Nunca quis ser a mulher assistente nem a mulher patroa, a santa amorosa ou a perigosa sedutora. Nós podemos ser tudo isto e muitas outras coisas mais. O mundo está cheio de mulheres mal amadas, desleixadas e esquecidas porque uns são apaparicados como bebés, e as outras têm de decidir sempre o que se janta, se os miúdos já tomaram banho e onde se vai de férias. Eles têm mais o que fazer, porque sempre puderam, mas nós também porque podemos se quisermos. Os homens são tendencialmente mais imaturos e egoístas amorosamente, e nós mais maduras e voluntariosas, porque a história assim nos educou. E apesar dos estudos que demonstram um retrocesso de valores nas gerações mais novas - violência no namoro, a sério? - é daqueles caminhos que têm de ser os próprios a trilhar.
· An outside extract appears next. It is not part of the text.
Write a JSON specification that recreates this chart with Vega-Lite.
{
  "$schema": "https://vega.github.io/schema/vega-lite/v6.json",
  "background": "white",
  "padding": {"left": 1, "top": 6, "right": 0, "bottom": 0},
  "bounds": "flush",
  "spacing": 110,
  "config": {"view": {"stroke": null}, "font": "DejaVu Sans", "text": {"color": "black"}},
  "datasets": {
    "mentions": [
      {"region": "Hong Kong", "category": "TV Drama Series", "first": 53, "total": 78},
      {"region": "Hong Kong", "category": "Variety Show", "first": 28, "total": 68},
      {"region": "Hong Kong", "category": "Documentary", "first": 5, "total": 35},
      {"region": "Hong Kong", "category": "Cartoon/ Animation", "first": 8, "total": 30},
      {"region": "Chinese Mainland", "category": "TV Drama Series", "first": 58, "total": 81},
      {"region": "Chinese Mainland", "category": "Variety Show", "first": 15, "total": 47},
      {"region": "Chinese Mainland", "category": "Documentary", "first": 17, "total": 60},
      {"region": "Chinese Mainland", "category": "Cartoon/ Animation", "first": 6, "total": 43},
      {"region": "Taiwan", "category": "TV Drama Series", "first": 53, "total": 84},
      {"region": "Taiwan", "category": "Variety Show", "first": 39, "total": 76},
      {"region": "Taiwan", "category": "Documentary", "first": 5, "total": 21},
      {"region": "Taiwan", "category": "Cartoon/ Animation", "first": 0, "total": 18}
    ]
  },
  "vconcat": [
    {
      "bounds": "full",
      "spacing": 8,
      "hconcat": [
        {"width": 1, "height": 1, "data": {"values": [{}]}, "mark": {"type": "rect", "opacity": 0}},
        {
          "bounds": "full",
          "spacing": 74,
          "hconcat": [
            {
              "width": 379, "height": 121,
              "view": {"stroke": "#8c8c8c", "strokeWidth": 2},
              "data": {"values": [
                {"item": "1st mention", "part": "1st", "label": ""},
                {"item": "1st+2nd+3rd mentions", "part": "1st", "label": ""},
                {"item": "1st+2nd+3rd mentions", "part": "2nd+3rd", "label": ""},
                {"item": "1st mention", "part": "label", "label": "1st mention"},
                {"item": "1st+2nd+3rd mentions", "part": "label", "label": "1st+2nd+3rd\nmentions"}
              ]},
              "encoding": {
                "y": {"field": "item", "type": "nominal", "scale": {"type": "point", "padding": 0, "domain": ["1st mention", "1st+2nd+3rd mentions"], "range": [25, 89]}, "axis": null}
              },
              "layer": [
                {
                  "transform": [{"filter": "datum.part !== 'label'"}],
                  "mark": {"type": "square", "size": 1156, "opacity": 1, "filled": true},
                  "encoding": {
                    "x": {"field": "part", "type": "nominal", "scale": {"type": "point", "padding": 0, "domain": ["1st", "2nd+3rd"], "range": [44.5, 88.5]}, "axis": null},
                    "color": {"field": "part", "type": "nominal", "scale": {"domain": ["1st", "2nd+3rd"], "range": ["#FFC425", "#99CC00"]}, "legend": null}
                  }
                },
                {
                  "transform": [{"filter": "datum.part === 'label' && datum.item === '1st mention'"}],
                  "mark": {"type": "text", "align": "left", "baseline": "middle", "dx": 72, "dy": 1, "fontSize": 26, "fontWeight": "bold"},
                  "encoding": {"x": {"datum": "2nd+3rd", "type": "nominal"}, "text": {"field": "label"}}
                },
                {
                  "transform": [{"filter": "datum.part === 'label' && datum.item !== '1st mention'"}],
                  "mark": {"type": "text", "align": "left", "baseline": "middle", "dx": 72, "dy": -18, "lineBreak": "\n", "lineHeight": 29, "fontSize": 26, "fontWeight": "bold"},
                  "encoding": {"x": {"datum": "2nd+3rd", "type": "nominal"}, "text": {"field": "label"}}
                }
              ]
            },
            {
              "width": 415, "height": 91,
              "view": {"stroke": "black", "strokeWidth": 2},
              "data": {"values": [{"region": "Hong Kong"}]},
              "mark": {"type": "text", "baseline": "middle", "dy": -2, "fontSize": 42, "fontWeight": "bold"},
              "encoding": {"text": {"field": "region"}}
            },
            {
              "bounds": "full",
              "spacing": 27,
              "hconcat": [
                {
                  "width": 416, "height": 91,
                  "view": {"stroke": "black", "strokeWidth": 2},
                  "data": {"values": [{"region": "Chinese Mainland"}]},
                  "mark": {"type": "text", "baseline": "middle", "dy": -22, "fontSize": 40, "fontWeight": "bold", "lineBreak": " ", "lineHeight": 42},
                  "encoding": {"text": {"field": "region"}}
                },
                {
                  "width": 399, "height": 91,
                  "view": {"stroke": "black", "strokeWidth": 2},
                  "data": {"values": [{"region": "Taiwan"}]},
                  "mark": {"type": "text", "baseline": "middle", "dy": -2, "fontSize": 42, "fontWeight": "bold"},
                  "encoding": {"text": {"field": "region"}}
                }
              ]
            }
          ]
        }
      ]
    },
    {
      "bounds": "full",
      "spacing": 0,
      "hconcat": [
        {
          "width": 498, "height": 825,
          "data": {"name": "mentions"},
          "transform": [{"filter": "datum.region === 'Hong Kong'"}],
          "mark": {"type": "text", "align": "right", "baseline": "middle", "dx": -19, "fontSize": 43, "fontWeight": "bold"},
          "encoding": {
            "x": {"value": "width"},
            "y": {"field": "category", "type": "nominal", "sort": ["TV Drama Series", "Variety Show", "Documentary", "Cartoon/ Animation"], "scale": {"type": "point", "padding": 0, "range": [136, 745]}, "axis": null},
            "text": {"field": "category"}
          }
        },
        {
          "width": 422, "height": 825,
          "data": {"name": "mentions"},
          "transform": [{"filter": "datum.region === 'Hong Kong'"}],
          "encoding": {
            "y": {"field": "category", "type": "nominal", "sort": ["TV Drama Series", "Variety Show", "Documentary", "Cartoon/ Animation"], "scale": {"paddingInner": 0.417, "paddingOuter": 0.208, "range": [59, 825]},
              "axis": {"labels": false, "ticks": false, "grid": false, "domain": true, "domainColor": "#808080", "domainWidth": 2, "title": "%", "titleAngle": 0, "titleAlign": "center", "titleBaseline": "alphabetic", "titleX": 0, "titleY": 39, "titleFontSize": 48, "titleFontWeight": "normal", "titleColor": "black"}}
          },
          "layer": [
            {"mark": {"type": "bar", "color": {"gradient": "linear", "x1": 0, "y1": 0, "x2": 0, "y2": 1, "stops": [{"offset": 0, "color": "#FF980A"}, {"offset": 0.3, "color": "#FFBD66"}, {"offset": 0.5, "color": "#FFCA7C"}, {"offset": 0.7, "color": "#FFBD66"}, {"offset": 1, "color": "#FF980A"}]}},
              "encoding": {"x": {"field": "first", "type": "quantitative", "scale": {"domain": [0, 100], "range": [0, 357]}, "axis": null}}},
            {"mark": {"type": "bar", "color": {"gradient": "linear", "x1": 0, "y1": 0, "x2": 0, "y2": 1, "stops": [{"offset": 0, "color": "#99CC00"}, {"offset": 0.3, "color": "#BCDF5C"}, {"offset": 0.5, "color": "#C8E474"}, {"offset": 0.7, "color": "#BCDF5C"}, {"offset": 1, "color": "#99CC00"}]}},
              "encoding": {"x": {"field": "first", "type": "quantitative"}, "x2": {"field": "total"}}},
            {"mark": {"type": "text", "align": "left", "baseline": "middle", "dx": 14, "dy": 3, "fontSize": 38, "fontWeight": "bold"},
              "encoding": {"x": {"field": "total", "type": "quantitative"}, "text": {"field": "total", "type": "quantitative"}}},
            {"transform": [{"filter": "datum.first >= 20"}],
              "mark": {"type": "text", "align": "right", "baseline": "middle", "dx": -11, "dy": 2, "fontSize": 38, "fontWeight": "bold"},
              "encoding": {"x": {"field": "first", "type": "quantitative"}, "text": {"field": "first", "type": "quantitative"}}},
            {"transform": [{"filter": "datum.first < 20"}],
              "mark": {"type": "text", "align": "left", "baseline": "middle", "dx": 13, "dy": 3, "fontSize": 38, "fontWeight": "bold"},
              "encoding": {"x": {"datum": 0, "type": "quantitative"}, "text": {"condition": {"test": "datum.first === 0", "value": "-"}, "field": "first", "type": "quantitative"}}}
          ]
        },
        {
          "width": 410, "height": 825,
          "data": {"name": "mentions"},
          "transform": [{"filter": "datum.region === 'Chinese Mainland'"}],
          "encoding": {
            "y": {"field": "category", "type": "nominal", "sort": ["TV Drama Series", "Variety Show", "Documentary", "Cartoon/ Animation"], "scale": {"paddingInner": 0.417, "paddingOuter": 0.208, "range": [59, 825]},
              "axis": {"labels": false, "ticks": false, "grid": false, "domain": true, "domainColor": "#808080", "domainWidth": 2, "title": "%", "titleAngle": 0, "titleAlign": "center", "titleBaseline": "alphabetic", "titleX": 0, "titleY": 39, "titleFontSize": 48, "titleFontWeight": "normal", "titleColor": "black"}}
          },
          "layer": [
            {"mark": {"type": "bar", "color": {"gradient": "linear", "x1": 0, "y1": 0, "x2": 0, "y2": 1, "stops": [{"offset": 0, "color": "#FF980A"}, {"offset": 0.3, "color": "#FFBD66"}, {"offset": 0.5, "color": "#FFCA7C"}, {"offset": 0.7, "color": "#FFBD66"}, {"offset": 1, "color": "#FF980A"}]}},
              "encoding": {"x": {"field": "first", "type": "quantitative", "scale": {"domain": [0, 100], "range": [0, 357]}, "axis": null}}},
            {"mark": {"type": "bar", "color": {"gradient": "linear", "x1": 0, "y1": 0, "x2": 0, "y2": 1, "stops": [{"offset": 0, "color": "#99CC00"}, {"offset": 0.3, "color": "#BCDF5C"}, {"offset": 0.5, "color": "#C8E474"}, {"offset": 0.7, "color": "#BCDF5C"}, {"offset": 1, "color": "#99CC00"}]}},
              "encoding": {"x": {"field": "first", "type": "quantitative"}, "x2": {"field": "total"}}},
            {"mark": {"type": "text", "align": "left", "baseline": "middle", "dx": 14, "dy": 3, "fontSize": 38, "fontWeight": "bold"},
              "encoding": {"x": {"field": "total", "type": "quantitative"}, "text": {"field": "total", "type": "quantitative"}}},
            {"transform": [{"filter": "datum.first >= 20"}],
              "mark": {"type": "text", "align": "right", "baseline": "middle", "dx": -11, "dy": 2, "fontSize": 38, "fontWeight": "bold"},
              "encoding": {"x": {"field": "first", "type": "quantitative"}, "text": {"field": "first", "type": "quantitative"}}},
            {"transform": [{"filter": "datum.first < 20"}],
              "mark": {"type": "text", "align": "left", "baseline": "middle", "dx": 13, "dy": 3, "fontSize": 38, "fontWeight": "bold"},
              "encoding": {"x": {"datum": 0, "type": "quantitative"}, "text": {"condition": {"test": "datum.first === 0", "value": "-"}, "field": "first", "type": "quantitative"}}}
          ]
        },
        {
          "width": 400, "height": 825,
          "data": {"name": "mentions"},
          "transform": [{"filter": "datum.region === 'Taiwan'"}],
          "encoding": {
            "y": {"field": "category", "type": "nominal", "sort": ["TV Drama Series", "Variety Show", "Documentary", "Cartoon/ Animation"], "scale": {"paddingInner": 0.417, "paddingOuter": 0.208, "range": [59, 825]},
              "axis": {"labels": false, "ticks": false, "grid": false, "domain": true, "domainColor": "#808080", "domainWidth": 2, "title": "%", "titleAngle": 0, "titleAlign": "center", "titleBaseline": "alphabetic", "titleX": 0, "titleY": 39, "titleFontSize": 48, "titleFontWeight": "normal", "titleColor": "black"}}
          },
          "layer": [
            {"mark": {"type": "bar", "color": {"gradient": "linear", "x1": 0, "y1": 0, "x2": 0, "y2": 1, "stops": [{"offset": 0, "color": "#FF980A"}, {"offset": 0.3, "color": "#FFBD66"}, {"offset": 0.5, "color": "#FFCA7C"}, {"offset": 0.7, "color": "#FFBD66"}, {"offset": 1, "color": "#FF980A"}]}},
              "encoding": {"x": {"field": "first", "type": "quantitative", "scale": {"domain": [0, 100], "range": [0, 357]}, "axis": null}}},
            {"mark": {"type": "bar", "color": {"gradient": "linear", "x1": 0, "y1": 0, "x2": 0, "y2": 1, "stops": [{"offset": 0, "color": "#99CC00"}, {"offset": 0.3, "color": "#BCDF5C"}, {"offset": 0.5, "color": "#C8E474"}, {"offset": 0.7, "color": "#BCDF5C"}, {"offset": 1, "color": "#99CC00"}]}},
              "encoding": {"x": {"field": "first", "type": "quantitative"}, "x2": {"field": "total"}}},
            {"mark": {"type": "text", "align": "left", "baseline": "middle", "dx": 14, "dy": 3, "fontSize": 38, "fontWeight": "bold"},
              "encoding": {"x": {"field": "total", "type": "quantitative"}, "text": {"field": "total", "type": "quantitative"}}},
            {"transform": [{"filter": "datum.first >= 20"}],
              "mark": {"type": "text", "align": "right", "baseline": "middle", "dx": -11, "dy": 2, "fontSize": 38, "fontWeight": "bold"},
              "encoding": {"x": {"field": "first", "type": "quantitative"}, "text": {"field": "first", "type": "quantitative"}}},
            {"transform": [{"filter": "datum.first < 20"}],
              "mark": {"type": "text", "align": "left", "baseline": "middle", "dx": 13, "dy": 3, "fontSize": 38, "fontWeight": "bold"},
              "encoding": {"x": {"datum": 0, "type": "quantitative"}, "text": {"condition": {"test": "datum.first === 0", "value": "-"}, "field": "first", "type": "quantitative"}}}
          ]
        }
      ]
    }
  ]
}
Mas se os temas da raça e dos estereótipos, do género ou do planeta já estão a repor a sua verdade, também o amor protegerá os audazes... Mas sabemos que o mundo está a mudar quando encontramos à porta de um prédio em obras no nosso bairro (que será o próximo condomínio de luxo para estrangeiros ricos) uma pilha abandonada de revistas Playboy antigas a quem ninguém ligou nenhuma. Eu juntava-lhe as revistas para donas de casa e começávamos por aí.